Filters are applied in the node_prepare() function, whereas pagination.module does its thing in the node_invoke_nodeapi(). However, pagination.module should contain a function pagination_view() instead, that way it could do the pagination before filters are executed.

I haven't done this myself, but here's where to start:
http://api.drupal.org/api/function/node_example_view/6
http://api.drupal.org/api/function/hook_view/6

PS: It seems I can redirect this issue directly to the Pagination module, so will do so now.

adam_b’s picture

Thanks for the comments, hingo. This is beyond my level of expertise, so I'll wait for the Pagination gods to comment.

mundanity’s picture

Hi Adam,

I'll try get to this by the weekend, thanks for bringing it to my attention.

mundanity’s picture

Hi Adam,

I'll try take a closer look this weekend, this week looks pretty busy unfortunately. The issue with just calling hook_view() instead is that pagination doesn't implement that hook (it's for modules which create custom nodes). There's a way to fool Drupal in calling hook_view but I want to double check to make sure that doesn't cause problems with other modules (ie, paginating too early, etc...)

scottrigby’s picture

Hi Owen,
I tried to get an understanding of this issue today, and came to basically the same conclusion (until I found this issue) - but I didn't think about using hook_view().
have you had any other thoughts about possible problems with using hook_view to deal with this issue?
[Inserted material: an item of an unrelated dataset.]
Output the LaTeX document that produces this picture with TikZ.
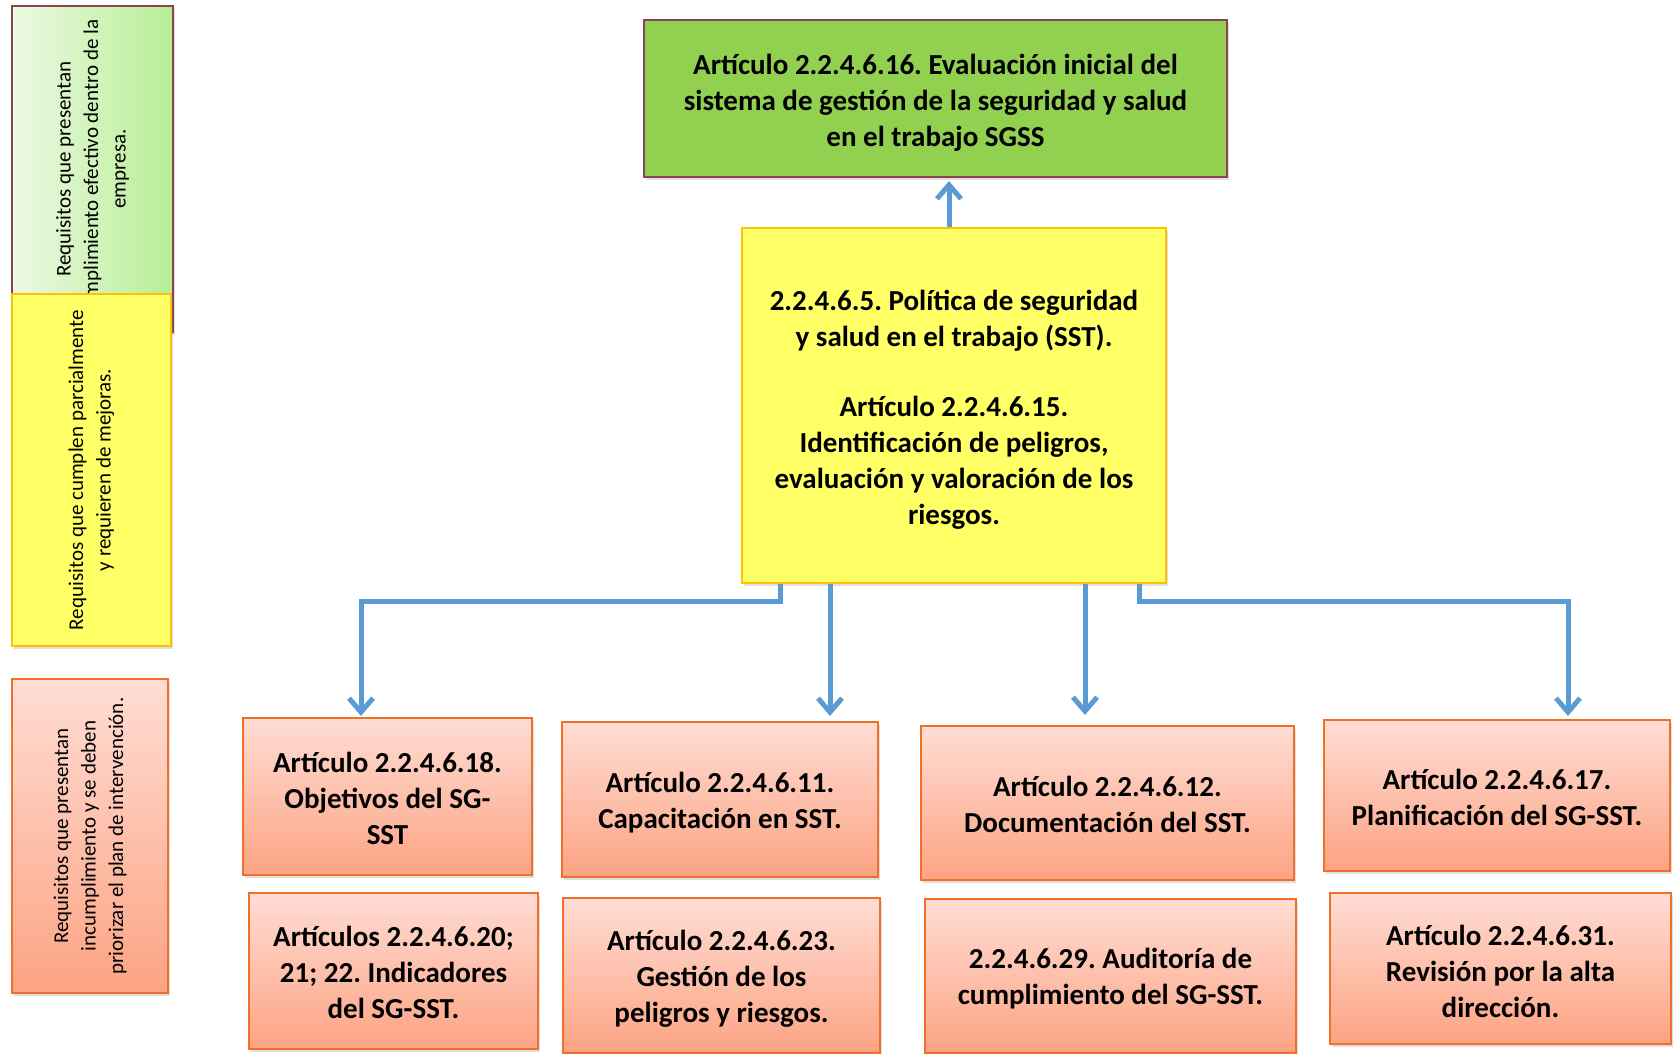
\documentclass[tikz,border=0pt]{standalone}
\usepackage{fontspec}
\setmainfont{Carlito}
\frenchspacing
\usetikzlibrary{arrows.meta,shadows}
\definecolor{arrowblue}{HTML}{5B9BD5}
\definecolor{topgreen}{HTML}{92D050}
\definecolor{maroon}{HTML}{8C4453}
\definecolor{yelfill}{HTML}{FFFF66}
\definecolor{yelborder}{HTML}{FFC000}
\definecolor{pinktop}{HTML}{FFDDD4}
\definecolor{pinkbot}{HTML}{FCA383}
\definecolor{pinkborder}{HTML}{F0702A}
\definecolor{leglight}{HTML}{ECF9E3}
\definecolor{legdark}{HTML}{B7EE95}
\begin{document}
\begin{tikzpicture}[x=1pt,y=-1pt,
  shad/.style={drop shadow={opacity=0.25,shadow xshift=2pt,shadow yshift=-3pt}},
  box/.style={draw,line width=2pt,inner sep=0pt,shad},
  pinkbox/.style={box,draw=pinkborder,top color=pinktop,bottom color=pinkbot},
  txt/.style={align=center,inner sep=0pt,font=\frenchspacing\bfseries\fontsize{29}{36}\selectfont},
  legtext/.style={rotate=90,align=center,inner sep=0pt,font=\frenchspacing\fontsize{21}{27.5}\selectfont},
  arr/.style={draw=arrowblue,line width=5pt,-{Straight Barb[length=14pt,width=24pt]}}]
\useasboundingbox (0,0) rectangle (1674,1054);

% legend
\node[box,draw=maroon,left color=leglight,right color=legdark,
  minimum width=161pt,minimum height=326pt] (leg1) at (92.5,169) {};
\node[legtext] (leg1t) at (leg1.center) {Requisitos que presentan\\cumplimiento efectivo dentro de la\\empresa.};
\node[box,draw=yelborder,fill=yelfill,
  minimum width=159pt,minimum height=352pt] (leg2) at (91.5,470) {};
\node[legtext] (leg2t) at (leg2.center) {Requisitos que cumplen parcialmente\\y requieren de mejoras.};
\node[box,draw=pinkborder,top color=pinktop,bottom color=pinkbot,
  minimum width=156pt,minimum height=314pt] (leg3) at (90,836) {};
\node[legtext] (leg3t) at (leg3.center) {Requisitos que presentan\\incumplimiento y se deben\\priorizar el plan de intervención.};

% main boxes
\node[box,draw=maroon,fill=topgreen,minimum width=583pt,minimum height=157pt] (top) at (935.5,98.5) {};
\node[txt] (topt) at ([yshift=-4pt]top.center)
  {Artículo 2.2.4.6.16. Evaluación inicial del\\sistema de gestión de la seguridad y salud\\en el trabajo SGSS};
\node[box,draw=yelborder,fill=yelfill,minimum width=424pt,minimum height=355pt] (yel) at (954,405.5) {};
\node[txt] (yelt) at ([yshift=-4.5pt]yel.center)
  {2.2.4.6.5. Política de seguridad\\y salud en el trabajo (SST).\\[34pt]Artículo 2.2.4.6.15.\\Identificación de peligros,\\evaluación y valoración de los\\riesgos.};

\node[pinkbox,minimum width=289pt,minimum height=157pt] (b1) at (387.5,796.5) {};
\node[txt] (b1t) at ([yshift=-2pt]b1.center) {Artículo 2.2.4.6.18.\\Objetivos del SG-\\SST};
\node[pinkbox,minimum width=316pt,minimum height=155pt] (b2) at (720,799.5) {};
\node[txt] (b2t) at ([yshift=-3pt]b2.center) {Artículo 2.2.4.6.11.\\Capacitación en SST.};
\node[pinkbox,minimum width=373pt,minimum height=154pt] (b3) at (1107.5,803) {};
\node[txt] (b3t) at ([yshift=-1.5pt]b3.center) {Artículo 2.2.4.6.12.\\Documentación del SST.};
\node[pinkbox,minimum width=346pt,minimum height=151pt] (b4) at (1497,795.5) {};
\node[txt] (b4t) at ([yshift=-2pt]b4.center) {Artículo 2.2.4.6.17.\\Planificación del SG-SST.};

\node[pinkbox,minimum width=289pt,minimum height=156pt] (c1) at (393.5,971) {};
\node[txt] (c1t) at ([yshift=-1.5pt]c1.center) {Artículos 2.2.4.6.20;\\21; 22. Indicadores\\del SG-SST.};
\node[pinkbox,minimum width=317pt,minimum height=155pt] (c2) at (721.5,975.5) {};
\node[txt] (c2t) at ([yshift=-3.5pt]c2.center) {Artículo 2.2.4.6.23.\\Gestión de los\\peligros y riesgos.};
\node[pinkbox,minimum width=371pt,minimum height=154pt] (c3) at (1110.5,976) {};
\node[txt] (c3t) at ([yshift=-3pt]c3.center) {2.2.4.6.29. Auditoría de\\cumplimiento del SG-SST.};
\node[pinkbox,minimum width=341pt,minimum height=151pt] (c4) at (1500.5,968.5) {};
\node[txt] (c4t) at ([yshift=-2.5pt]c4.center) {Artículo 2.2.4.6.31.\\Revisión por la alta\\dirección.};

% connectors
\coordinate (u) at (949,0);
\coordinate (e1) at (361,601);
\coordinate (a2) at (830,0);
\coordinate (a3) at (1085,0);
\coordinate (e4) at (1568,601);
\coordinate (t3) at (1085,715);

\draw[arr] (yel.north -| u) -- ([yshift=-3pt]top.south -| u);
\draw[arr] ([xshift=39pt]yel.south west) |- (e1) -- ([yshift=1pt]e1 |- b1.north);
\draw[arr] (yel.south -| a2) -- ([yshift=5pt]a2 |- b2.north);
\draw[arr] (yel.south -| a3) -- (t3);
\draw[arr] ([xshift=-28pt]yel.south east) |- (e4) -- ([yshift=3pt]e4 |- b4.north);
\end{tikzpicture}
\end{document}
I'd be happy to help
Cheers,
Scott

mundanity’s picture

Hi Scott,

Unfortunately I haven't had enough time to sit down and take a more in depth look. This is definitely the next thing on my radar though. If you do have any thoughts / suggestions I'd be glad to hear them. I just want to make sure I'm not introducing other issues by breaking up the body of a node before filters are being run.
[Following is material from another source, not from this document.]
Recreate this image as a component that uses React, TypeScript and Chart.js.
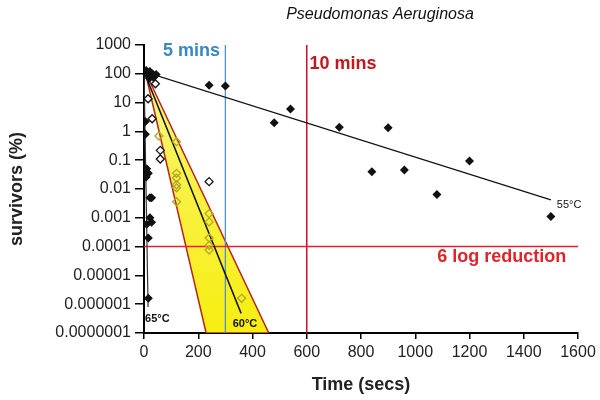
import React, { useEffect, useRef } from "react";
import { Chart, registerables } from "chart.js";

Chart.register(...registerables);

// ---- data ----
const yTickValues = [1e-7, 1e-6, 1e-5, 1e-4, 1e-3, 1e-2, 1e-1, 1, 10, 100, 1000];
const yTickLabels = ["0.0000001", "0.000001", "0.00001", "0.0001", "0.001", "0.01", "0.1", "1", "10", "100", "1000"];
const xTickLabels = ["0", "200", "400", "600", "800", "1000", "1200", "1400", "1600"];

// starting cluster (~100%)
const tStart = [0, 8, 15, 22, 30, 38, 45, 20, 35];
const vStart = [100, 130, 90, 120, 100, 85, 95, 70, 75];

// 55 C survivors
const t55 = [240, 300, 480, 540, 720, 840, 900, 960, 1080, 1200, 1500];
const v55 = [40, 38, 2, 6, 1.4, 0.04, 1.35, 0.046, 0.0065, 0.093, 0.0011];

// 65 C survivors
const t65 = [5, 5, 10, 16, 8, 22, 28, 22, 10, 28, 16, 16];
const v65 = [2.2, 0.8, 0.05, 0.035, 0.026, 0.005, 0.005, 0.001, 0.0006, 0.0007, 0.0002, 0.0000016];

// 60 C survivors (open diamonds outside band / inside band)
const t60out = [42, 15, 30, 60, 60, 240];
const v60out = [45, 13.6, 2.75, 0.22, 0.11, 0.018];
const t60in = [55, 120, 120, 120, 120, 120, 120, 240, 240, 240, 240, 240, 360];
const v60in = [0.69, 0.44, 0.035, 0.024, 0.014, 0.011, 0.0036, 0.0014, 0.00072, 0.0002, 0.00011, 0.000076, 0.0000016];

// fitted lines
const fit55T = [0, 1500];
const fit55V = [120, 0.0042];
const fit60T = [0, 358];
const fit60V = [120, 0.00000048];
const fit65T = [0, 15];
const fit65V = [120, 0.0000008];

// 60 C confidence band
const bandT = [4, 229, 460, 4];
const bandV = [120, 1e-7, 1e-7, 120];

// reference lines
const fiveMins = 300;
const tenMins = 600;
const sixLog = 0.0001;
const yMin = 1e-7;
const yMax = 1000;
const xMin = 0;
const xMax = 1600;

// annotation texts (anchored in data units)
const annTexts = ["5 mins", "10 mins", "6 log reduction", "65°C", "60°C", "55°C"];
const annT = [70, 610, 1081, 4, 327, 1522];
const annV = [620, 219, 0.000044, 0.00000031, 0.0000002, 0.0028];

const FONT = "'Liberation Sans', Arial, Helvetica, sans-serif";

const pts = (t: number[], v: number[]) => t.map((x, i) => ({ x, y: v[i] }));

const annStyles = [
  { font: `bold 18px ${FONT}`, color: "#3a87c2" },
  { font: `bold 18px ${FONT}`, color: "#c4161c" },
  { font: `bold 18px ${FONT}`, color: "#e0242a" },
  { font: `bold 11px ${FONT}`, color: "#111" },
  { font: `bold 11px ${FONT}`, color: "#111" },
  { font: `11px ${FONT}`, color: "#111" },
];

const textPlugin = {
  id: "textAnnotations",
  afterDatasetsDraw(chart: any) {
    const { ctx, scales } = chart;
    const xs = scales.x;
    const ys = scales.y;
    ctx.save();
    ctx.textBaseline = "middle";
    ctx.textAlign = "left";
    annTexts.forEach((txt, i) => {
      ctx.font = annStyles[i].font;
      ctx.fillStyle = annStyles[i].color;
      ctx.fillText(txt, xs.getPixelForValue(annT[i]), ys.getPixelForValue(annV[i]));
    });
    // chart title
    ctx.font = `italic 16px ${FONT}`;
    ctx.fillStyle = "#111";
    ctx.textAlign = "center";
    ctx.fillText("Pseudomonas Aeruginosa", 380, 15);
    ctx.restore();
  },
};

export default function App() {
  const ref = useRef<HTMLCanvasElement>(null);
  useEffect(() => {
    if (!ref.current) return;
    Chart.defaults.font.family = FONT;
    const chart = new Chart(ref.current, {
      type: "scatter",
      data: {
        datasets: [
          {
            label: "band",
            data: pts(bandT, bandV),
            showLine: true,
            fill: "shape",
            borderColor: "#b8261c",
            borderWidth: 1.5,
            pointRadius: 0,
            order: 10,
            backgroundColor: (c: any) => {
              const area = c.chart.chartArea;
              if (!area) return "#f5ee2a";
              const g = c.chart.ctx.createLinearGradient(0, area.top, 0, area.bottom);
              g.addColorStop(0, "#fcf9b0");
              g.addColorStop(0.4, "#f9f250");
              g.addColorStop(1, "#f6ee10");
              return g;
            },
          },
          {
            label: "6log",
            data: [{ x: xMin, y: sixLog }, { x: xMax, y: sixLog }],
            showLine: true,
            borderColor: "#e8202a",
            borderWidth: 1.5,
            pointRadius: 0,
            order: 5,
          },
          {
            label: "5min",
            data: [{ x: fiveMins, y: yMin }, { x: fiveMins, y: yMax }],
            showLine: true,
            borderColor: "#4b93c8",
            borderWidth: 1.3,
            pointRadius: 0,
            order: 5,
          },
          {
            label: "10min",
            data: [{ x: tenMins, y: yMin }, { x: tenMins, y: yMax }],
            showLine: true,
            borderColor: "#c8102e",
            borderWidth: 1.5,
            pointRadius: 0,
            order: 5,
          },
          {
            label: "fit55",
            data: pts(fit55T, fit55V),
            showLine: true,
            borderColor: "#111",
            borderWidth: 1.2,
            pointRadius: 0,
            order: 3,
          },
          {
            label: "fit60",
            data: pts(fit60T, fit60V),
            showLine: true,
            borderColor: "#111",
            borderWidth: 1.5,
            pointRadius: 0,
            order: 3,
          },
          {
            label: "fit65",
            data: pts(fit65T, fit65V),
            showLine: true,
            borderColor: "#333",
            borderWidth: 1.2,
            pointRadius: 0,
            order: 3,
          },
          {
            label: "60 in band",
            data: pts(t60in, v60in),
            pointStyle: "rectRot",
            pointRadius: 4,
            pointBorderWidth: 1.3,
            pointBorderColor: "#b5a628",
            pointBackgroundColor: "rgba(0,0,0,0)",
            order: 2,
          },
          {
            label: "60 out",
            data: pts(t60out, v60out),
            pointStyle: "rectRot",
            pointRadius: 4,
            pointBorderWidth: 1.3,
            pointBorderColor: "#111",
            pointBackgroundColor: "#fff",
            order: 2,
          },
          {
            label: "65",
            data: pts(t65, v65),
            pointStyle: "rectRot",
            pointRadius: 4.5,
            pointBorderWidth: 0,
            pointBackgroundColor: "#111",
            order: 1,
          },
          {
            label: "55",
            data: pts(t55, v55),
            pointStyle: "rectRot",
            pointRadius: 4.5,
            pointBorderWidth: 0,
            pointBackgroundColor: "#111",
            order: 1,
          },
          {
            label: "start",
            data: pts(tStart, vStart),
            pointStyle: "rectRot",
            pointRadius: 4.5,
            pointBorderWidth: 0,
            pointBackgroundColor: "#111",
            order: 1,
          },
        ] as any,
      },
      options: {
        animation: false,
        responsive: true,
        maintainAspectRatio: false,
        layout: { padding: { top: 45, right: 22, left: 0, bottom: 0 } },
        plugins: {
          legend: { display: false },
          tooltip: { enabled: false },
          title: { display: false },
        },
        scales: {
          x: {
            type: "linear",
            min: xMin,
            max: xMax,
            afterFit: (s: any) => {
              s.height = 67;
            },
            ticks: {
              stepSize: 200,
              color: "#222",
              padding: 4,
              maxRotation: 0,
              autoSkip: false,
              font: { size: 16 },
              callback: (_v: any, i: number) => xTickLabels[i],
            },
            grid: {
              drawOnChartArea: false,
              drawTicks: true,
              tickLength: 6,
              color: "#000",
              lineWidth: 1.5,
            },
            border: { color: "#000", width: 2 },
            title: {
              display: true,
              text: "Time (secs)",
              color: "#222",
              font: { size: 18, weight: "bold" },
              padding: { top: 0, bottom: 4 },
            },
          },
          y: {
            type: "logarithmic",
            min: yMin,
            max: yMax,
            afterFit: (s: any) => {
              s.width = 144;
            },
            afterBuildTicks: (s: any) => {
              s.ticks = yTickValues.map((v) => ({ value: v }));
            },
            ticks: {
              color: "#222",
              padding: 4,
              autoSkip: false,
              font: { size: 16 },
              callback: (_v: any, i: number) => yTickLabels[i],
            },
            grid: {
              drawOnChartArea: false,
              drawTicks: true,
              tickLength: 9,
              color: "#000",
              lineWidth: 1.5,
            },
            border: { color: "#000", width: 2 },
            title: {
              display: true,
              text: "survivors (%)",
              color: "#222",
              font: { size: 18, weight: "bold" },
              padding: { top: 6, bottom: 0 },
            },
          },
        } as any,
      },
      plugins: [textPlugin],
    });
    return () => chart.destroy();
  }, []);
  return (
    <div style={{ position: "fixed", left: 0, top: 0, width: 600, height: 400, background: "#fff" }}>
      <canvas ref={ref} />
    </div>
  );
}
Currently however, it is a bit random as to when the pagination actually happens (depending on the modules you install, and the order assigned to pagination, determines when pagination's hook_nodeapi is actually fired).

mundanity’s picture

Status: Active » Closed (works as designed)
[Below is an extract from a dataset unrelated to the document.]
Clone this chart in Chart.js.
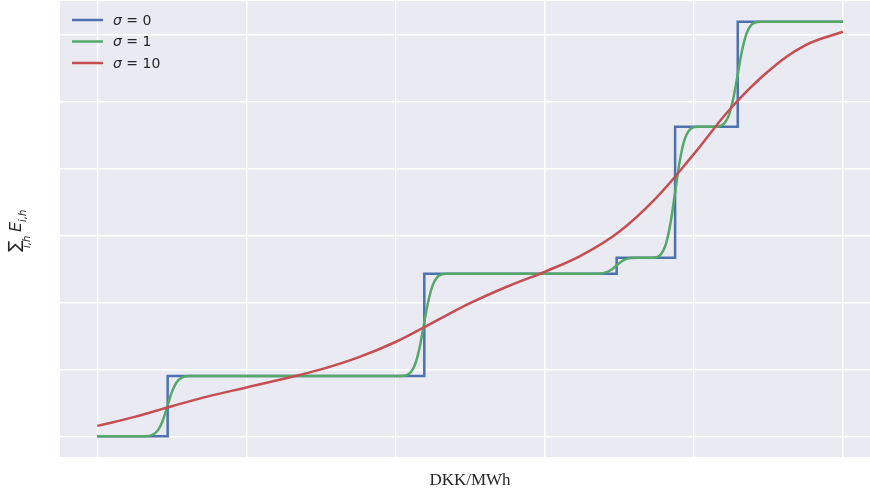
<!DOCTYPE html>
<html lang="en">
<head>
    <meta charset="UTF-8">
    <title>Smoothed supply curves</title>
    <script src="https://cdn.jsdelivr.net/npm/chart.js"></script>
    <style>
        html, body { margin: 0; padding: 0; background: white; overflow: hidden; }
        #wrap { width: 870px; height: 491px; position: relative; }
    </style>
</head>
<body>
    <div id="wrap"><canvas id="curves" width="870" height="491"></canvas></div>

    <script>
        // price axis in grid units, aggregated energy in grid units
        const sigmaLabels = ['0', '1', '10'];
        const lineColors = ['#4C72B0', '#55A868', '#C44E52'];

        // sigma = 0: the raw step curve (value changes at each price)
        const stepX = [0, 0.472, 2.193, 3.483, 3.875, 4.295, 5.0];
        const stepY = [0, 0.90, 2.43, 2.67, 4.63, 6.20, 6.20];

        // sigma = 1
        const smallX = [0, 0.32, 0.37, 0.41, 0.44, 0.47, 0.50, 0.53, 0.57, 0.62,
                        2.04, 2.09, 2.13, 2.16, 2.19, 2.22, 2.25, 2.29, 2.34,
                        3.33, 3.38, 3.42, 3.45, 3.48, 3.51, 3.54, 3.58, 3.63,
                        3.725, 3.775, 3.815, 3.845, 3.875, 3.905, 3.935, 3.975, 4.025,
                        4.145, 4.195, 4.235, 4.265, 4.295, 4.325, 4.355, 4.395, 4.445, 5.0];
        const smallY = [0, 0, 0.02, 0.10, 0.24, 0.45, 0.66, 0.80, 0.88, 0.90,
                        0.90, 0.93, 1.07, 1.31, 1.67, 2.02, 2.26, 2.40, 2.43,
                        2.43, 2.435, 2.46, 2.495, 2.55, 2.605, 2.645, 2.665, 2.67,
                        2.67, 2.71, 2.89, 3.20, 3.65, 4.10, 4.41, 4.59, 4.63,
                        4.63, 4.66, 4.80, 5.05, 5.415, 5.78, 6.03, 6.17, 6.20, 6.20];

        // sigma = 10
        const wideX = [0, 0.25, 0.5, 0.75, 1.0, 1.25, 1.5, 1.75, 2.0, 2.25, 2.5,
                       2.75, 3.0, 3.25, 3.5, 3.75, 4.0, 4.25, 4.5, 4.75, 5.0];
        const wideY = [0.155, 0.29, 0.45, 0.60, 0.73, 0.86, 1.00, 1.18, 1.41, 1.70, 1.99,
                       2.24, 2.46, 2.71, 3.06, 3.57, 4.22, 4.91, 5.46, 5.85, 6.05];

        const pts = (xs, ys) => xs.map((x, i) => ({ x: x, y: ys[i] }));

        const bgPlugin = {
            id: 'axesBg',
            beforeDraw(chart) {
                const { ctx, chartArea: a } = chart;
                ctx.save();
                ctx.fillStyle = '#EAEAF2';
                ctx.fillRect(a.left, a.top, a.right - a.left, a.bottom - a.top);
                ctx.restore();
            }
        };

        const labelPlugin = {
            id: 'labels',
            afterDraw(chart) {
                const ctx = chart.ctx;
                ctx.save();
                // legend
                chart.data.datasets.forEach((ds, i) => {
                    const y = 20 + i * 21.5;
                    ctx.strokeStyle = ds.borderColor;
                    ctx.lineWidth = 2.5;
                    ctx.beginPath();
                    ctx.moveTo(72, y);
                    ctx.lineTo(103, y);
                    ctx.stroke();
                    ctx.fillStyle = '#262626';
                    ctx.textBaseline = 'middle';
                    ctx.font = 'italic 14px "DejaVu Sans"';
                    ctx.fillText('σ', 113, y + 1);
                    const w = ctx.measureText('σ').width;
                    ctx.font = '14px "DejaVu Sans"';
                    ctx.fillText(' = ' + sigmaLabels[i], 113 + w, y + 1);
                });

                // x label
                ctx.textBaseline = 'alphabetic';
                ctx.textAlign = 'center';
                ctx.font = '17px "Liberation Serif"';
                ctx.fillText('DKK/MWh', 470, 485);

                // y label: sum over i,h of E_{i,h}, rotated
                ctx.textAlign = 'left';
                ctx.translate(30, 252);
                ctx.rotate(-Math.PI / 2);
                ctx.font = '17px "DejaVu Sans"';
                ctx.fillText('∑', 0, -10);
                ctx.font = 'italic 10px "DejaVu Sans"';
                ctx.fillText('i,h', 4, 0);
                ctx.font = 'italic 16px "DejaVu Sans"';
                ctx.fillText('E', 20, -9);
                ctx.font = 'italic 10px "DejaVu Sans"';
                ctx.fillText('i,h', 30, -4);
                ctx.restore();
            }
        };

        new Chart(document.getElementById('curves'), {
            type: 'line',
            data: {
                datasets: [
                    { label: 'σ = 0', data: pts(stepX, stepY), borderColor: lineColors[0], stepped: 'before', order: 2 },
                    { label: 'σ = 1', data: pts(smallX, smallY), borderColor: lineColors[1], cubicInterpolationMode: 'monotone', order: 1 },
                    { label: 'σ = 10', data: pts(wideX, wideY), borderColor: lineColors[2], tension: 0.4, order: 0 }
                ]
            },
            options: {
                responsive: false,
                animation: false,
                layout: { padding: { left: 60, top: 1, right: 0, bottom: 34 } },
                elements: { point: { radius: 0 }, line: { borderWidth: 2.5, fill: false } },
                plugins: { legend: { display: false }, tooltip: { enabled: false } },
                scales: {
                    x: {
                        type: 'linear', min: -0.25, max: 5.182,
                        ticks: { display: false, stepSize: 1, includeBounds: false },
                        grid: { color: '#FFFFFF', lineWidth: 1.4, drawTicks: false },
                        border: { display: false }
                    },
                    y: {
                        min: -0.31, max: 6.51,
                        ticks: { display: false, stepSize: 1, includeBounds: false },
                        grid: { color: '#FFFFFF', lineWidth: 1.4, drawTicks: false },
                        border: { display: false }
                    }
                }
            },
            plugins: [bgPlugin, labelPlugin]
        });
    </script>
</body>
</html>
As a generic update, the issue is two fold:

1. Early pagination (before filters are applied) is a bit problematic, in that it's probably cleanest to apply this as a filter. This adds a lot of configuration to Pagination that I'm not a big fan of. In addition, it basically means that filters can't be cached, which could be an issue for a lot of sites. This also means that other elements added (ie cck fields, etc...) do not get paginated as well.

2. Late pagination obviously has issues with filter modules that wish to operate on content, but I *think* matches the typical use case more closely.

As for what the solution is, I'm not sure, I was toying around with the idea of supporting both methods, but that seems like a lot of bloat. I'm unfortunately going to mark this as "by design" until a better solution arises.

entrigan’s picture

I was dealing with a similar issue with a custom filter module having issues with pagination. I do not think there is a clean solution, so instead i converted my filter to a hook_nodeapi "filter".

reference: http://drupal.org/node/106249

EDIT: by using hook_nodeapi you can store info such as footnotes in a separate field.

siefca’s picture

You need a DOM parser to fix that, since the nature of footnotes is that they are assigned to a single page.
To resolve it in a clean way the single footnotes section should be splitted into many sections – one per subpage.

I'm using Markdown parser and Markdown-style footnotes. Here is my filtering module for Drupal 7 that fixes footnotes:

https://github.com/siefca/footnotes-fixer

It shouldn't be a problem to adapt it to support other footnote types.
Sorry for bugs, if any, I'm using Drupal since 3 weeks after 4 years of absence and never coded any modules.